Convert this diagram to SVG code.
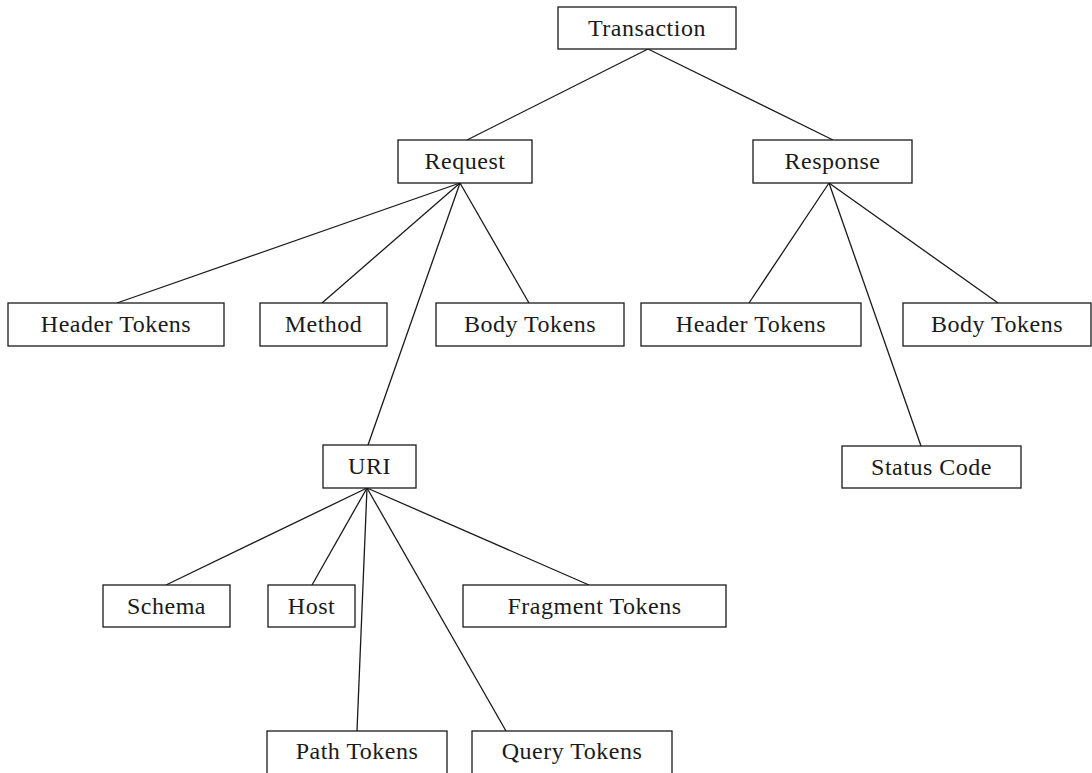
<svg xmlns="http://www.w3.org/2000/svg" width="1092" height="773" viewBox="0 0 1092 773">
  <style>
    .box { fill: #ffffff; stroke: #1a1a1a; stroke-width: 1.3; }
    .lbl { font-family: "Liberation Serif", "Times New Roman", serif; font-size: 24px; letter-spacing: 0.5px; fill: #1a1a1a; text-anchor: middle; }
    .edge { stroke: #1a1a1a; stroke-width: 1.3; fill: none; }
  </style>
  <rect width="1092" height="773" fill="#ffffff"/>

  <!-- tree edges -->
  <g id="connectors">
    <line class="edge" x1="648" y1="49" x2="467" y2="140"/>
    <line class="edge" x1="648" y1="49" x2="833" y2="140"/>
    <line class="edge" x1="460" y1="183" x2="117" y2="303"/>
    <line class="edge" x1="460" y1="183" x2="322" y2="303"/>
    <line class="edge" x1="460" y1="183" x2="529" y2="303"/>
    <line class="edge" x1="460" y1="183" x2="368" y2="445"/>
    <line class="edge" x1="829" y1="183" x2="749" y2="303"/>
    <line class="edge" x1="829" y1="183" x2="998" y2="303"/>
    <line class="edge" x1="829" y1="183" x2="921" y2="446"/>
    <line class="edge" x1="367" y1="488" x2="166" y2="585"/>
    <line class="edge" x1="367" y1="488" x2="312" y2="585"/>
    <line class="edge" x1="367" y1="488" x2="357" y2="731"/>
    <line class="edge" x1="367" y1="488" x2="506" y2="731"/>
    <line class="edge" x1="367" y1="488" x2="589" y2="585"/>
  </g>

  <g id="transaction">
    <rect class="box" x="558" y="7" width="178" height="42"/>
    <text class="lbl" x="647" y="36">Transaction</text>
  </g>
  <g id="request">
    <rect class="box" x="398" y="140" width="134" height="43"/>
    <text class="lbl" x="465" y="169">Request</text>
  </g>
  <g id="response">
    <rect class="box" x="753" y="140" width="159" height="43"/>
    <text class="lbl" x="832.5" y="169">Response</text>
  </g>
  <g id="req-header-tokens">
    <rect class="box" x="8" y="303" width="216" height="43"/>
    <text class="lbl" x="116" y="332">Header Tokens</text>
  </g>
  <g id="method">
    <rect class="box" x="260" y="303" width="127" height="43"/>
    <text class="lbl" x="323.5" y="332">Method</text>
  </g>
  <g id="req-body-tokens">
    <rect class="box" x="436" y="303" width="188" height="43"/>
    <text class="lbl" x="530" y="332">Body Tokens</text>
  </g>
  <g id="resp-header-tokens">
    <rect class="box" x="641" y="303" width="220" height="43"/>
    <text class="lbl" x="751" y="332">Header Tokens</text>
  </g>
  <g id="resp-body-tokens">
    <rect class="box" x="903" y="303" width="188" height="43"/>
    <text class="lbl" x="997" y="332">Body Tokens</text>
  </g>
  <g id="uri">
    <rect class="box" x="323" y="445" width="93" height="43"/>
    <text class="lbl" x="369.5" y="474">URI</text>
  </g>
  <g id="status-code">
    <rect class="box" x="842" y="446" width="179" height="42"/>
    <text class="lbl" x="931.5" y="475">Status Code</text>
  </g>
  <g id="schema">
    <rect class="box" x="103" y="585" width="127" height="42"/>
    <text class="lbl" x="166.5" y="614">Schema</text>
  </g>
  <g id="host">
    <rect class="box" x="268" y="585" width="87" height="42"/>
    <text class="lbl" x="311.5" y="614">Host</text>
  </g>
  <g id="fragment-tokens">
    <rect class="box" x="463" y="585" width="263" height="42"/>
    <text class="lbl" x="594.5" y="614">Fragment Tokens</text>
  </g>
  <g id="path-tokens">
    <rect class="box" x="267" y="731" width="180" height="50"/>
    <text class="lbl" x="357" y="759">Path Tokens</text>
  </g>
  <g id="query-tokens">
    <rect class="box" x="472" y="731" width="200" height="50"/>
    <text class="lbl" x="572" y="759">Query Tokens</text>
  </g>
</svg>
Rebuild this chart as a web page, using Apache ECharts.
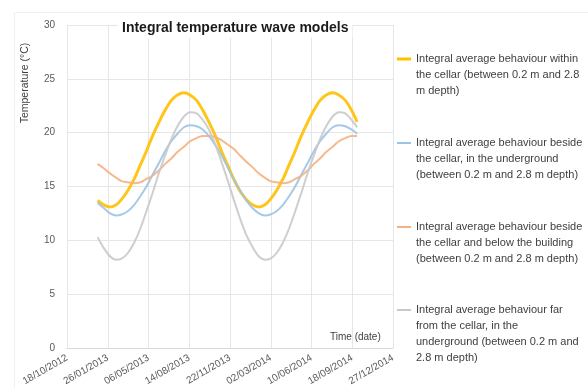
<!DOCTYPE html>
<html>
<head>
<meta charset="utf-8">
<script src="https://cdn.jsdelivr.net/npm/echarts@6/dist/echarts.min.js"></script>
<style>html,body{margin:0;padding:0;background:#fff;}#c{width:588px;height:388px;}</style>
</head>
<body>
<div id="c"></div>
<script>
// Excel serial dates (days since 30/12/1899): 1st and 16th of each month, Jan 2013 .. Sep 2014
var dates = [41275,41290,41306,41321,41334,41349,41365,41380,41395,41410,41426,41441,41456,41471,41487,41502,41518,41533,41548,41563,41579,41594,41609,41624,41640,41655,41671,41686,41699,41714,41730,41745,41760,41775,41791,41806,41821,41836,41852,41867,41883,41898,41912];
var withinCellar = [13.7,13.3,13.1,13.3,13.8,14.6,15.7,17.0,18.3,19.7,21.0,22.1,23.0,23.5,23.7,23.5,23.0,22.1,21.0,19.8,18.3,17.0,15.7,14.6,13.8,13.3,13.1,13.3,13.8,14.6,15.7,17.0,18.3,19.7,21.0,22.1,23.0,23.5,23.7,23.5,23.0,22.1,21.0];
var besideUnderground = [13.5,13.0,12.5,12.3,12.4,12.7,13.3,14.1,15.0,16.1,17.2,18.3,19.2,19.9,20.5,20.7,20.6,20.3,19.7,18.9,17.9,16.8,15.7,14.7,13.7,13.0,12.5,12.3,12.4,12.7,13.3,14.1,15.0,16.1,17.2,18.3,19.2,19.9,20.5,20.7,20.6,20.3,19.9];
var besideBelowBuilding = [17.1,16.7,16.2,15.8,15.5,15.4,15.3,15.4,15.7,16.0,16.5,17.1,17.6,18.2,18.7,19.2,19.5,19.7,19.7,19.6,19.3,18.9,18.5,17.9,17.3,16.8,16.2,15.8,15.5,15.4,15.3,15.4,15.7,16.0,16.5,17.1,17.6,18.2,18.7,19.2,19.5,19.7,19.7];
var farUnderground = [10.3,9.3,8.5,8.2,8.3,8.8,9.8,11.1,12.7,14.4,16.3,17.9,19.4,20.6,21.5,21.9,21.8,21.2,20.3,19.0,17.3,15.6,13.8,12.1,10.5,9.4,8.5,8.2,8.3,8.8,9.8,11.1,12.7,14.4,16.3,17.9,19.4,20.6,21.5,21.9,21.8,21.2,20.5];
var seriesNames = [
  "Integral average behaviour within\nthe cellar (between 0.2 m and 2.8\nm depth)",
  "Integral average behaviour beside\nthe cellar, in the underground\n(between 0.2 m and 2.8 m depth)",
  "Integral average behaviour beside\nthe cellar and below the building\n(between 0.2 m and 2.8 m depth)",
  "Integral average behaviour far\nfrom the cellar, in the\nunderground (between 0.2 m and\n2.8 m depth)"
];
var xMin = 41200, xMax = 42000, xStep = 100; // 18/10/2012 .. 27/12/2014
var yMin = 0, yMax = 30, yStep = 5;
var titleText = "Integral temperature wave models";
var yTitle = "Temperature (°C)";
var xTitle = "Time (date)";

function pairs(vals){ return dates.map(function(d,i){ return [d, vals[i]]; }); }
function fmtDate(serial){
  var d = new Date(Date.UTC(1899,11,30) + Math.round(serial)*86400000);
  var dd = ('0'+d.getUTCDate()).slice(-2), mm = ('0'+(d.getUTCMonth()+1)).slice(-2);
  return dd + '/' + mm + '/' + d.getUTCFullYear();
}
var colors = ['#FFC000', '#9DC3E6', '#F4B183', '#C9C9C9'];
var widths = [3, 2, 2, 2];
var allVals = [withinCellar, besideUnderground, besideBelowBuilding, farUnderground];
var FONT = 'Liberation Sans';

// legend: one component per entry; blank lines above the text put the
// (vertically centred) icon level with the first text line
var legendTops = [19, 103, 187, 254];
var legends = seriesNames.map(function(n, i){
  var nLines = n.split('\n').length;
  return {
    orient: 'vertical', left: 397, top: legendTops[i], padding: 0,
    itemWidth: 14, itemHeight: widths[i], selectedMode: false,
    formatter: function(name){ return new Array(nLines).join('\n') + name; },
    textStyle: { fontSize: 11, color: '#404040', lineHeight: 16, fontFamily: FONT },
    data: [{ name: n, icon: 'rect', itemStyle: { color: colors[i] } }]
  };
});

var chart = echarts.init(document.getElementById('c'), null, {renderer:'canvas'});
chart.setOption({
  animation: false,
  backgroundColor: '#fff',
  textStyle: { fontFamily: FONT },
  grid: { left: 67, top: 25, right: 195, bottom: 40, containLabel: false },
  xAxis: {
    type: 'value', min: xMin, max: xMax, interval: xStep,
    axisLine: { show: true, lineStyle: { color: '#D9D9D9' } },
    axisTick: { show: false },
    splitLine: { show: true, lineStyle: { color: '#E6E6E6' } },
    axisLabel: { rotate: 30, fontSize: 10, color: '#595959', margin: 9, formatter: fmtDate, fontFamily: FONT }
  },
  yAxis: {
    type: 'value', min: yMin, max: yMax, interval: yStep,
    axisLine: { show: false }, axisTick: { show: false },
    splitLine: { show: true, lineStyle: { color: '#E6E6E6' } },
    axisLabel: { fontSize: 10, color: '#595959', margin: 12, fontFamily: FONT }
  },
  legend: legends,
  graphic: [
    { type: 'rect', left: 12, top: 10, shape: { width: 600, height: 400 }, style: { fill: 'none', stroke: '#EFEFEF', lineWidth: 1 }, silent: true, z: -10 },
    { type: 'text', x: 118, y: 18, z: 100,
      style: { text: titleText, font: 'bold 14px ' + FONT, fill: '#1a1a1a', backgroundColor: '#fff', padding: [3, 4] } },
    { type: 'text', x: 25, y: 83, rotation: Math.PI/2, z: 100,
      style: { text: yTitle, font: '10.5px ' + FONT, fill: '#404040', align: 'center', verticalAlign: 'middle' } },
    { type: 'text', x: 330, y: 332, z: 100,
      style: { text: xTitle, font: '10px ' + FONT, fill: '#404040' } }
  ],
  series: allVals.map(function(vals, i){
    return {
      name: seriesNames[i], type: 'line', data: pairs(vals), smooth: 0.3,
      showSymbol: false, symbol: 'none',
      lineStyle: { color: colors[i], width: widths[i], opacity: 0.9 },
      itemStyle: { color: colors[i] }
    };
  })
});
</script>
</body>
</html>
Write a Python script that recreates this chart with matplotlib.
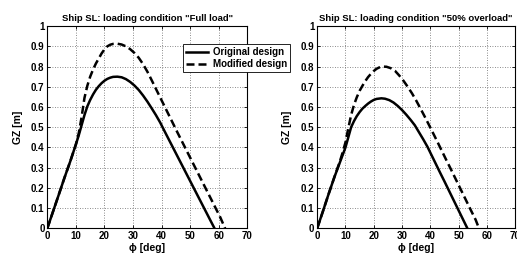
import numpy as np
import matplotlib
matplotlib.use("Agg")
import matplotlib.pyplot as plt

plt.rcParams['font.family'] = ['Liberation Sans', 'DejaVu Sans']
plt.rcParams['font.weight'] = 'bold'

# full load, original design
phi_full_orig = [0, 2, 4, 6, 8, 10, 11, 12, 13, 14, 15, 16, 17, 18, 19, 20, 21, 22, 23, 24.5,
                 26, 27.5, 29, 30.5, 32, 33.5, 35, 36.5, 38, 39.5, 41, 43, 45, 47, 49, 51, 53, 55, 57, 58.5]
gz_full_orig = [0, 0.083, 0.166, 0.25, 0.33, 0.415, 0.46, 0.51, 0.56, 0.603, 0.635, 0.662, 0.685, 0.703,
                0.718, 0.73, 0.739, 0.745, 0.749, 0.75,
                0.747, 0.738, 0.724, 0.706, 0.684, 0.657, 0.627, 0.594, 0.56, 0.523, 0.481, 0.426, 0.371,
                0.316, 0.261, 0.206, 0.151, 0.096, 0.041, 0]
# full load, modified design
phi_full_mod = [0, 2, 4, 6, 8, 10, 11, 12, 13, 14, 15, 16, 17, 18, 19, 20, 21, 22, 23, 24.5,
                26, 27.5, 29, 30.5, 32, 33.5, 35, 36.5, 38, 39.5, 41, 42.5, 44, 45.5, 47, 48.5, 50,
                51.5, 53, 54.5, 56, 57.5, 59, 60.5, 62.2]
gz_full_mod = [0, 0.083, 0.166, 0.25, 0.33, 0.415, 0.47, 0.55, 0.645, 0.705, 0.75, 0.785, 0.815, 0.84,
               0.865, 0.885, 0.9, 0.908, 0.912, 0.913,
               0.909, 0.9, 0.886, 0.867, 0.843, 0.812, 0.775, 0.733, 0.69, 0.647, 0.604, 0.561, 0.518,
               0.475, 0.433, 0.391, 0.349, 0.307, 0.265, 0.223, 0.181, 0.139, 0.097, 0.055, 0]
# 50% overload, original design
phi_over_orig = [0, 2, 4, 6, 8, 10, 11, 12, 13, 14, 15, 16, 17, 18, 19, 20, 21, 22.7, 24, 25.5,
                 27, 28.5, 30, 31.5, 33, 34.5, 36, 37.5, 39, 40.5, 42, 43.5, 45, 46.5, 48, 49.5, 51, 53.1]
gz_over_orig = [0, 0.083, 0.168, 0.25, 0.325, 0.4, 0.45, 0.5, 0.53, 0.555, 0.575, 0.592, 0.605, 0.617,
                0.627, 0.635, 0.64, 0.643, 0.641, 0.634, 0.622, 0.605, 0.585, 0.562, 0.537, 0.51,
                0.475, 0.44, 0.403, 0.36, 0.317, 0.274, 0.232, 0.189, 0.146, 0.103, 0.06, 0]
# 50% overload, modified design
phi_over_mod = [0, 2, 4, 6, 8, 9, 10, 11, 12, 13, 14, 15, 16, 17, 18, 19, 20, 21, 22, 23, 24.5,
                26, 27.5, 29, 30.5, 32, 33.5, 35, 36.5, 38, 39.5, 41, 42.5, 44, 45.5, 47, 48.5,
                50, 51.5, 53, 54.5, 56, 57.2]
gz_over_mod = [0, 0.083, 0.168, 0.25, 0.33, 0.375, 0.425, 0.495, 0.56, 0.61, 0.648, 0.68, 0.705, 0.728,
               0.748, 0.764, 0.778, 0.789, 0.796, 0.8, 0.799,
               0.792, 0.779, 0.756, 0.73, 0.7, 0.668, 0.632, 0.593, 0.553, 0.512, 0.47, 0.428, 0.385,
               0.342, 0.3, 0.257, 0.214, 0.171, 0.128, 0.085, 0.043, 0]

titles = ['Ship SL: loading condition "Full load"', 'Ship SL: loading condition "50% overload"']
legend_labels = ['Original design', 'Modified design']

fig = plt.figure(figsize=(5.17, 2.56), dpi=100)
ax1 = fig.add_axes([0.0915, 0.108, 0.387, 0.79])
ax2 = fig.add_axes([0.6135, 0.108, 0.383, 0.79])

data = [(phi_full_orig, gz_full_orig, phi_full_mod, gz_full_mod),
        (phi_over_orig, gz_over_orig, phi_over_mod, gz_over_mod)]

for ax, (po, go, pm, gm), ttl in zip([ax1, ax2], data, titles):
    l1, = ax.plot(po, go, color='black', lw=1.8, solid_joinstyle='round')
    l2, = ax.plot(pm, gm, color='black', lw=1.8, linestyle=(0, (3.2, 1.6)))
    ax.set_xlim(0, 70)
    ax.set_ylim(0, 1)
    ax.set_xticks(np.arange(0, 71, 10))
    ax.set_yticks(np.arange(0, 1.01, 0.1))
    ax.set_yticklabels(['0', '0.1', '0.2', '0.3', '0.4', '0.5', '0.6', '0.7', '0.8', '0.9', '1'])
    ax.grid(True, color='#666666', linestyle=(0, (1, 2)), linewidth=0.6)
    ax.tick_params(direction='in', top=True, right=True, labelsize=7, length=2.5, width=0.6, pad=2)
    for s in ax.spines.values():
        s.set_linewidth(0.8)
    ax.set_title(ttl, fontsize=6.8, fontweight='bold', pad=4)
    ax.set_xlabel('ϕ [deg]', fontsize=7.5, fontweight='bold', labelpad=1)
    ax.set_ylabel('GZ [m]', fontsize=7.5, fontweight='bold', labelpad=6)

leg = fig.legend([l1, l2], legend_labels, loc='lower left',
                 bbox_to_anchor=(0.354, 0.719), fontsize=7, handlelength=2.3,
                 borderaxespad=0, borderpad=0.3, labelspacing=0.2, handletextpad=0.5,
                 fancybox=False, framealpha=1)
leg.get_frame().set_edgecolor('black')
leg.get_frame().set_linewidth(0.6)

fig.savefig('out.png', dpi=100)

========================================================================

Gather and return every line that holds the string "this".

Convert this diagram to SVG code.
Rebuild this chart as a web page, using Apache ECharts.
Write a Python script that recreates this chart with matplotlib.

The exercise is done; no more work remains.